## begin

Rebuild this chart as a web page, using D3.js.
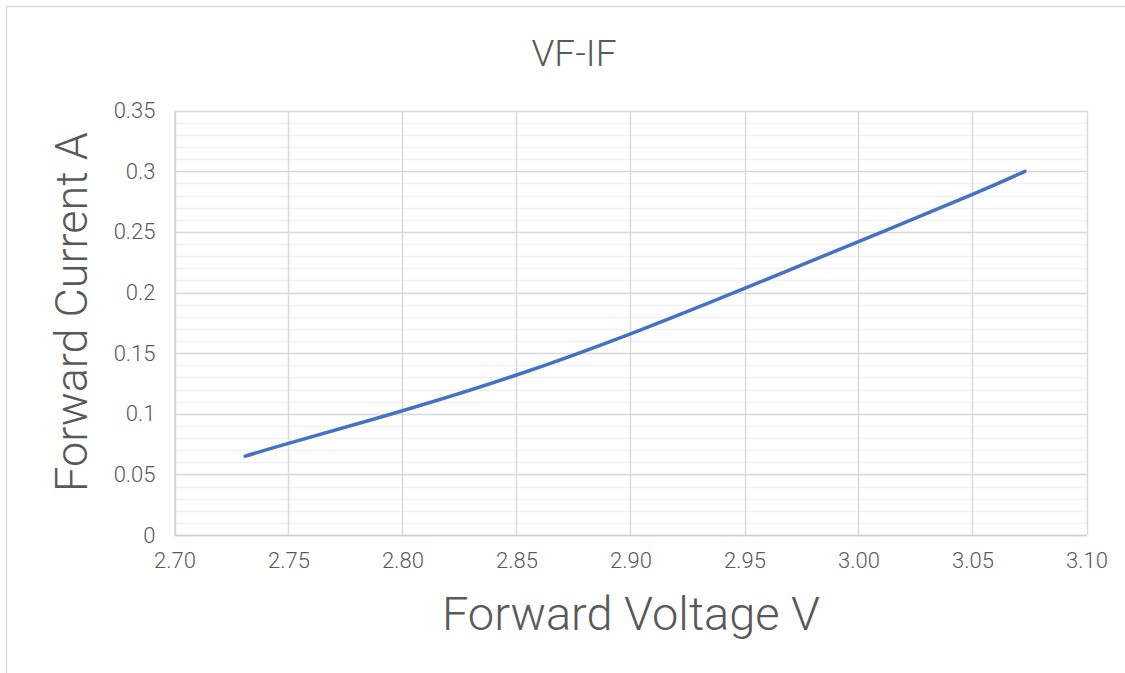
<!DOCTYPE html>
<html>
<head>
<meta charset="utf-8">
<script src="https://cdnjs.cloudflare.com/ajax/libs/d3/7.8.5/d3.min.js"></script>
<style>
  body { margin: 0; background: #fff; }
  svg { display: block; font-family: Roboto, "Noto Sans", sans-serif; font-weight: 300; }
</style>
</head>
<body>
<svg></svg>
<script>
// data
const VOLTAGE = [2.731, 2.75, 2.80, 2.85, 2.90, 2.95, 3.00, 3.05, 3.073];
const CURRENT = [0.065, 0.0756, 0.1025, 0.132, 0.166, 0.2035, 0.242, 0.281, 0.300];
const X_TICKS = [2.70, 2.75, 2.80, 2.85, 2.90, 2.95, 3.00, 3.05, 3.10];
const Y_TICKS = [0, 0.05, 0.1, 0.15, 0.2, 0.25, 0.3, 0.35];
const Y_MINOR = d3.range(0, 0.3501, 0.01);

const W = 1125, H = 673;
const M = {left: 174.5, right: 1086.5, top: 110.7, bottom: 535};

const svg = d3.select('svg').attr('width', W).attr('height', H);

// chart border
svg.append('rect')
.attr('x', 6.5).attr('y', 6.5)
.attr('width', 1140).attr('height', 700)
.attr('fill', 'none')
.attr('stroke', '#d9d9d9')
.attr('stroke-width', 1.5);

const x = d3.scaleLinear().domain([2.70, 3.10]).range([M.left, M.right]);
const y = d3.scaleLinear().domain([0, 0.35]).range([M.bottom, M.top]);

// minor gridlines
svg.append('g').selectAll('line')
.data(Y_MINOR)
.enter().append('line')
.attr('x1', M.left).attr('x2', M.right)
.attr('y1', d => Math.round(y(d)) + 0.5).attr('y2', d => Math.round(y(d)) + 0.5)
.attr('stroke', '#f2f2f2')
.attr('stroke-width', 1.5);

// major gridlines
svg.append('g').selectAll('line')
.data(Y_TICKS)
.enter().append('line')
.attr('x1', M.left).attr('x2', M.right)
.attr('y1', d => Math.round(y(d)) + 0.5).attr('y2', d => Math.round(y(d)) + 0.5)
.attr('stroke', '#d9d9d9')
.attr('stroke-width', 1.5);

svg.append('g').selectAll('line')
.data(X_TICKS)
.enter().append('line')
.attr('x1', d => Math.round(x(d)) + 0.5).attr('x2', d => Math.round(x(d)) + 0.5)
.attr('y1', M.top).attr('y2', M.bottom)
.attr('stroke', '#d9d9d9')
.attr('stroke-width', 1.5);

// axes
const xAxis = svg.append('g')
.attr('transform', `translate(0, ${M.bottom})`)
.call(d3.axisBottom(x).tickValues(X_TICKS).tickFormat(d3.format('.2f')).tickSize(0).tickPadding(17))
.attr('font-family', null).attr('font-size', null);
xAxis.select('.domain').attr('stroke', '#d0d0d0').attr('stroke-width', 1.5);
xAxis.selectAll('text').attr('fill', '#595959').style('font-size', '22px');

const yAxis = svg.append('g')
.attr('transform', `translate(${M.left}, 0)`)
.call(d3.axisLeft(y).tickValues(Y_TICKS).tickFormat(d => d3.format('~g')(d)).tickSize(0).tickPadding(19))
.attr('font-family', null).attr('font-size', null);
yAxis.select('.domain').attr('stroke', '#d0d0d0').attr('stroke-width', 1.5);
yAxis.selectAll('text').attr('fill', '#595959').style('font-size', '22px');

// curve
const pts = VOLTAGE.map((v, i) => [v, CURRENT[i]]);
svg.append('path')
.datum(pts)
.attr('d', d3.line().x(d => x(d[0])).y(d => y(d[1])).curve(d3.curveNatural))
.attr('fill', 'none')
.attr('stroke', '#4472c4')
.attr('stroke-width', 3.5)
.attr('stroke-linecap', 'round');

// title
svg.append('text')
.text('VF-IF')
.attr('x', 574).attr('y', 66)
.attr('text-anchor', 'middle')
.attr('fill', '#595959')
.attr('font-size', 37);

// axis titles
svg.append('text')
.text('Forward Voltage V')
.attr('x', 631).attr('y', 630)
.attr('text-anchor', 'middle')
.attr('fill', '#595959')
.attr('font-size', 47);

svg.append('text')
.text('Forward Current A')
.attr('transform', 'translate(87, 312) rotate(-90)')
.attr('text-anchor', 'middle')
.attr('fill', '#595959')
.attr('font-size', 45);
</script>
</body>
</html>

## end

▶ Your objective:
Without including any picture, repeat the data exactly.

▶ Result of the task:
Rebuild this chart as a web page, using D3.js.
<!DOCTYPE html>
<html>
<head>
<meta charset="utf-8">
<script src="https://cdnjs.cloudflare.com/ajax/libs/d3/7.8.5/d3.min.js"></script>
<style>
  body { margin: 0; background: #fff; }
  svg { display: block; font-family: Roboto, "Noto Sans", sans-serif; font-weight: 300; }
</style>
</head>
<body>
<svg></svg>
<script>
// data
const VOLTAGE = [2.731, 2.75, 2.80, 2.85, 2.90, 2.95, 3.00, 3.05, 3.073];
const CURRENT = [0.065, 0.0756, 0.1025, 0.132, 0.166, 0.2035, 0.242, 0.281, 0.300];
const X_TICKS = [2.70, 2.75, 2.80, 2.85, 2.90, 2.95, 3.00, 3.05, 3.10];
const Y_TICKS = [0, 0.05, 0.1, 0.15, 0.2, 0.25, 0.3, 0.35];
const Y_MINOR = d3.range(0, 0.3501, 0.01);

const W = 1125, H = 673;
const M = {left: 174.5, right: 1086.5, top: 110.7, bottom: 535};

const svg = d3.select('svg').attr('width', W).attr('height', H);

// chart border
svg.append('rect')
.attr('x', 6.5).attr('y', 6.5)
.attr('width', 1140).attr('height', 700)
.attr('fill', 'none')
.attr('stroke', '#d9d9d9')
.attr('stroke-width', 1.5);

const x = d3.scaleLinear().domain([2.70, 3.10]).range([M.left, M.right]);
const y = d3.scaleLinear().domain([0, 0.35]).range([M.bottom, M.top]);

// minor gridlines
svg.append('g').selectAll('line')
.data(Y_MINOR)
.enter().append('line')
.attr('x1', M.left).attr('x2', M.right)
.attr('y1', d => Math.round(y(d)) + 0.5).attr('y2', d => Math.round(y(d)) + 0.5)
.attr('stroke', '#f2f2f2')
.attr('stroke-width', 1.5);

// major gridlines
svg.append('g').selectAll('line')
.data(Y_TICKS)
.enter().append('line')
.attr('x1', M.left).attr('x2', M.right)
.attr('y1', d => Math.round(y(d)) + 0.5).attr('y2', d => Math.round(y(d)) + 0.5)
.attr('stroke', '#d9d9d9')
.attr('stroke-width', 1.5);

svg.append('g').selectAll('line')
.data(X_TICKS)
.enter().append('line')
.attr('x1', d => Math.round(x(d)) + 0.5).attr('x2', d => Math.round(x(d)) + 0.5)
.attr('y1', M.top).attr('y2', M.bottom)
.attr('stroke', '#d9d9d9')
.attr('stroke-width', 1.5);

// axes
const xAxis = svg.append('g')
.attr('transform', `translate(0, ${M.bottom})`)
.call(d3.axisBottom(x).tickValues(X_TICKS).tickFormat(d3.format('.2f')).tickSize(0).tickPadding(17))
.attr('font-family', null).attr('font-size', null);
xAxis.select('.domain').attr('stroke', '#d0d0d0').attr('stroke-width', 1.5);
xAxis.selectAll('text').attr('fill', '#595959').style('font-size', '22px');

const yAxis = svg.append('g')
.attr('transform', `translate(${M.left}, 0)`)
.call(d3.axisLeft(y).tickValues(Y_TICKS).tickFormat(d => d3.format('~g')(d)).tickSize(0).tickPadding(19))
.attr('font-family', null).attr('font-size', null);
yAxis.select('.domain').attr('stroke', '#d0d0d0').attr('stroke-width', 1.5);
yAxis.selectAll('text').attr('fill', '#595959').style('font-size', '22px');

// curve
const pts = VOLTAGE.map((v, i) => [v, CURRENT[i]]);
svg.append('path')
.datum(pts)
.attr('d', d3.line().x(d => x(d[0])).y(d => y(d[1])).curve(d3.curveNatural))
.attr('fill', 'none')
.attr('stroke', '#4472c4')
.attr('stroke-width', 3.5)
.attr('stroke-linecap', 'round');

// title
svg.append('text')
.text('VF-IF')
.attr('x', 574).attr('y', 66)
.attr('text-anchor', 'middle')
.attr('fill', '#595959')
.attr('font-size', 37);

// axis titles
svg.append('text')
.text('Forward Voltage V')
.attr('x', 631).attr('y', 630)
.attr('text-anchor', 'middle')
.attr('fill', '#595959')
.attr('font-size', 47);

svg.append('text')
.text('Forward Current A')
.attr('transform', 'translate(87, 312) rotate(-90)')
.attr('text-anchor', 'middle')
.attr('fill', '#595959')
.attr('font-size', 45);
</script>
</body>
</html>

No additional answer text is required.